To be done ▸
Repeat verbatim only the lines from the one with "Emit a Python" through the one with "plt.rcParams['font.family'] = ['Liberation", both ends kept. Pictures stay out.

Data items
** BEGIN **

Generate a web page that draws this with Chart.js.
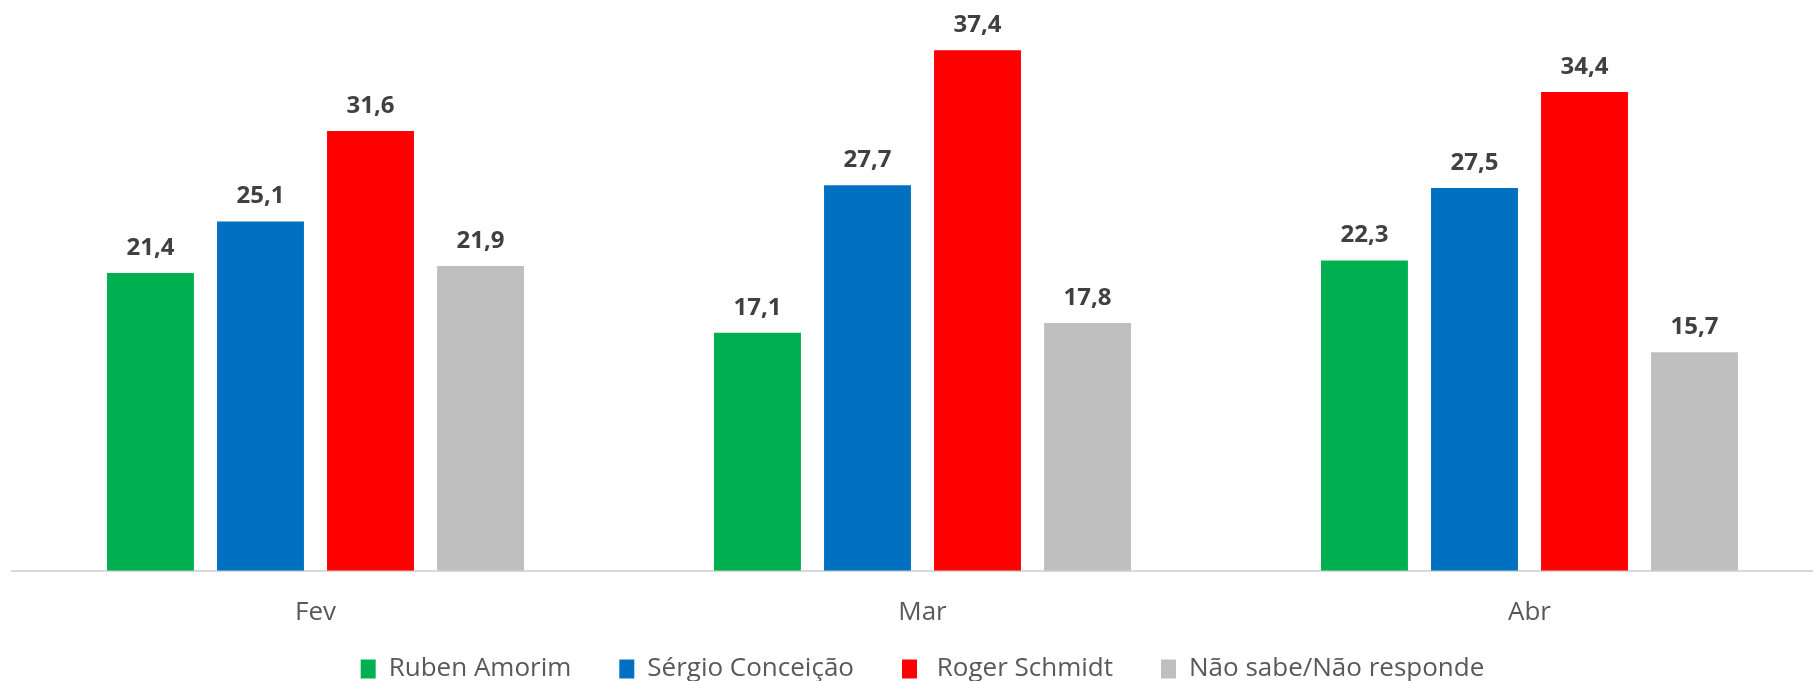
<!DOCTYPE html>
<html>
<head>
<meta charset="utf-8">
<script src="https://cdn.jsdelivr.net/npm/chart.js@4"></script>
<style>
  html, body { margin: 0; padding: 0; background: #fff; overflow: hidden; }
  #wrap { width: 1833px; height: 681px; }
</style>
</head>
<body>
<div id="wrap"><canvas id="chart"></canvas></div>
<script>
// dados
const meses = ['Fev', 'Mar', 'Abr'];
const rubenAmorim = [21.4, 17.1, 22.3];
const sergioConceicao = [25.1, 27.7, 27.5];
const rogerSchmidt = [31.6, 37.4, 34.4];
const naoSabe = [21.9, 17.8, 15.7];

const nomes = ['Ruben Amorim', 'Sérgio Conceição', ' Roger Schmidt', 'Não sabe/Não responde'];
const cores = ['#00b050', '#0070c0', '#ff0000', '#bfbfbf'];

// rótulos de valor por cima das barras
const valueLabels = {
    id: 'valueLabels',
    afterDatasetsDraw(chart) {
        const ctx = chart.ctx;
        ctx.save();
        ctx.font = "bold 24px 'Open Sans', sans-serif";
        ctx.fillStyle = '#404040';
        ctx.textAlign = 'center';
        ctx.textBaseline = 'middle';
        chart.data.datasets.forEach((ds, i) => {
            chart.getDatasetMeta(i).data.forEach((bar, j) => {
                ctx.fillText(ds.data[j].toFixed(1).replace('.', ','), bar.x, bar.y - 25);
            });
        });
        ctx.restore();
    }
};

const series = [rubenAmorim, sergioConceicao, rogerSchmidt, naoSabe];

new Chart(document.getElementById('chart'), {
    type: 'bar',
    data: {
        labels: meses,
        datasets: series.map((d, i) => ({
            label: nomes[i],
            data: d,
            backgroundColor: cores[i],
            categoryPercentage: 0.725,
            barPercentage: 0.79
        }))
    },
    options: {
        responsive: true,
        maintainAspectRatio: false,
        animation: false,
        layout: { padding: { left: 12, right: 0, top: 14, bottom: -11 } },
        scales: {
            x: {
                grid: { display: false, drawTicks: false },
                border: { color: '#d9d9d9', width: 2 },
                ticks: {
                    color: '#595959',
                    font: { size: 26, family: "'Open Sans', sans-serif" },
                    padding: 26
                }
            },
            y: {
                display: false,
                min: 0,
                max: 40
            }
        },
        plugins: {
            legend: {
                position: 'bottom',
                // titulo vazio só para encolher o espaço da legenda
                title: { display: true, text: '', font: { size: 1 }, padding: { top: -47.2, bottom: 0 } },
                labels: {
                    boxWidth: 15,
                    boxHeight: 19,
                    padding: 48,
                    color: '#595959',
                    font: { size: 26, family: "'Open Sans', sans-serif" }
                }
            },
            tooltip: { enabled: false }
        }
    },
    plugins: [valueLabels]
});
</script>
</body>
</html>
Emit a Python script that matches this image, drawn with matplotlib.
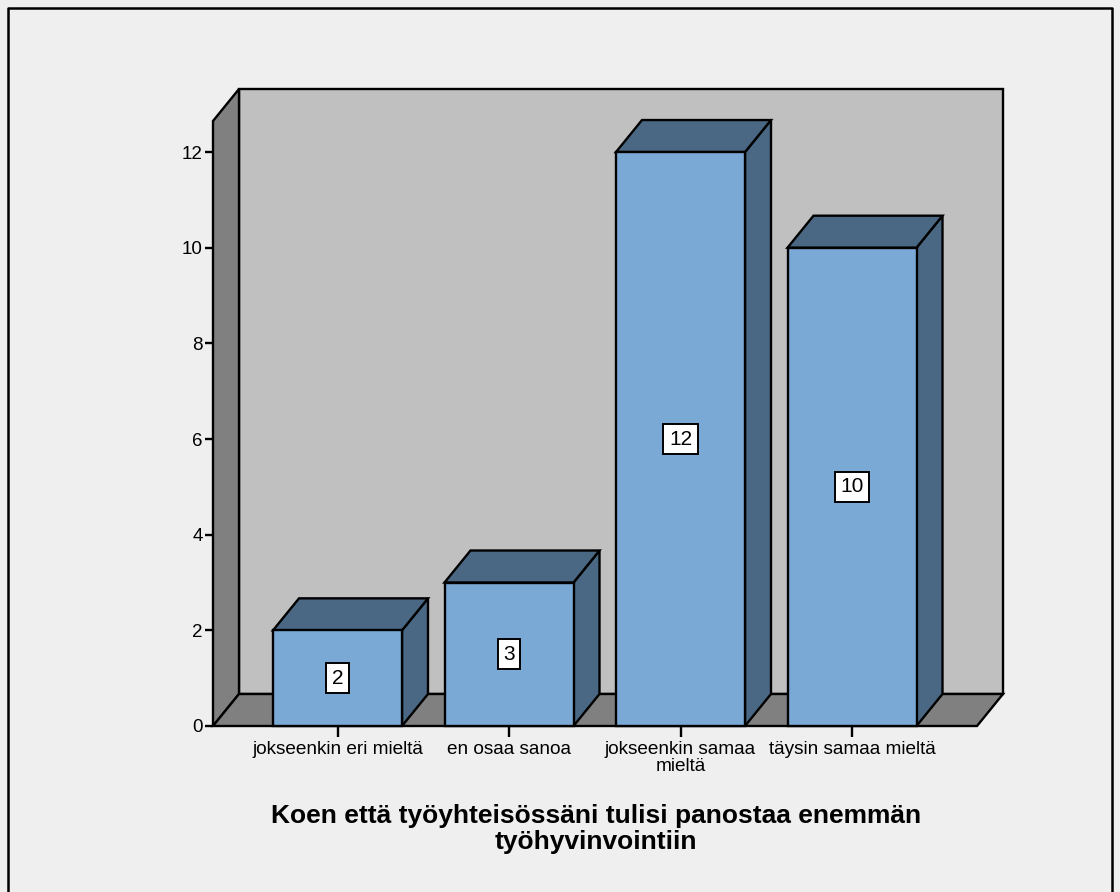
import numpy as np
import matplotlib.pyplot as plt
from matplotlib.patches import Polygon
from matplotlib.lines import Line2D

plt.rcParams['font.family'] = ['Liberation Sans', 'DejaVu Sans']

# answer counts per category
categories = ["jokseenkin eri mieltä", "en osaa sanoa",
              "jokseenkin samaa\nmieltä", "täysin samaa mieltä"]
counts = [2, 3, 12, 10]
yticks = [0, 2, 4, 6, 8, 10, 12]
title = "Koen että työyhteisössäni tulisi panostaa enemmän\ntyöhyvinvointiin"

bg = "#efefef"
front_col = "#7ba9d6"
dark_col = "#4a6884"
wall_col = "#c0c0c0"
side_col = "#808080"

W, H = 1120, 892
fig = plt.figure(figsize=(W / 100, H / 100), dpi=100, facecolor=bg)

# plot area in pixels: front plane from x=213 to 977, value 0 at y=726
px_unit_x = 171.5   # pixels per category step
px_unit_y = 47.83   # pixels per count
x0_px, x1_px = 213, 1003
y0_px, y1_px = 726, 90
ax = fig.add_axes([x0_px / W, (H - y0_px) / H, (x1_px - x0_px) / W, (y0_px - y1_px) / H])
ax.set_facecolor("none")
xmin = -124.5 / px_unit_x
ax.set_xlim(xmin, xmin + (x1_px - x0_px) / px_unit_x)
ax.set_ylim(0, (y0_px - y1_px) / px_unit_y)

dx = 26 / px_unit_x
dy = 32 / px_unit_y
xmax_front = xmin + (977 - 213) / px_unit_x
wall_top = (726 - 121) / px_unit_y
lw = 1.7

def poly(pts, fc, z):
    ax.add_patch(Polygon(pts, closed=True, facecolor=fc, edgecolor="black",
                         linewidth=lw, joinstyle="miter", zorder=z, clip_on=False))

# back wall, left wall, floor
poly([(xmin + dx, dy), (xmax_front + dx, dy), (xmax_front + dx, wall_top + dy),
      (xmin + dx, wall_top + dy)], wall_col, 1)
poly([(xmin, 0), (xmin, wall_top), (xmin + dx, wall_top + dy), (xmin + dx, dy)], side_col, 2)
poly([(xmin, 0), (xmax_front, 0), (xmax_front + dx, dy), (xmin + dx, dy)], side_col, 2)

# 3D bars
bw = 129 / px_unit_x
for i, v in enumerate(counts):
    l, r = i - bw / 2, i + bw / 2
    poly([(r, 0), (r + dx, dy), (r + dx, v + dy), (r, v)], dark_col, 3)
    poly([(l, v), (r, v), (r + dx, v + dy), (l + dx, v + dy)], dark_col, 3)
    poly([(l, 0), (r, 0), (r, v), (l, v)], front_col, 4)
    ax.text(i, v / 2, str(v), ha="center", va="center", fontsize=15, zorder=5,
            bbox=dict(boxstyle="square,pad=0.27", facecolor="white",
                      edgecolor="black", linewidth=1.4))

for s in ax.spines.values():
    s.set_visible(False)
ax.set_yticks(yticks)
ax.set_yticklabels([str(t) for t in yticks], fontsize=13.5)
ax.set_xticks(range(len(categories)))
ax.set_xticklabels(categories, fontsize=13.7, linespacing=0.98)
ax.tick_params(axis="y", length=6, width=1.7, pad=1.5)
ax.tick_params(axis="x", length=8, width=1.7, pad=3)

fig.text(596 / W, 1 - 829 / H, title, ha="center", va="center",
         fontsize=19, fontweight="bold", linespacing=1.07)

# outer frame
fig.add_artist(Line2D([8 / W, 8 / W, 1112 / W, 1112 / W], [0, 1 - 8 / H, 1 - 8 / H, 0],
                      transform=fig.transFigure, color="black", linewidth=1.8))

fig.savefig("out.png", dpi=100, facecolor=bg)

** END **

The answer ▸
Emit a Python script that matches this image, drawn with matplotlib.
import numpy as np
import matplotlib.pyplot as plt
from matplotlib.patches import Polygon
from matplotlib.lines import Line2D

plt.rcParams['font.family'] = ['Liberation Sans', 'DejaVu Sans']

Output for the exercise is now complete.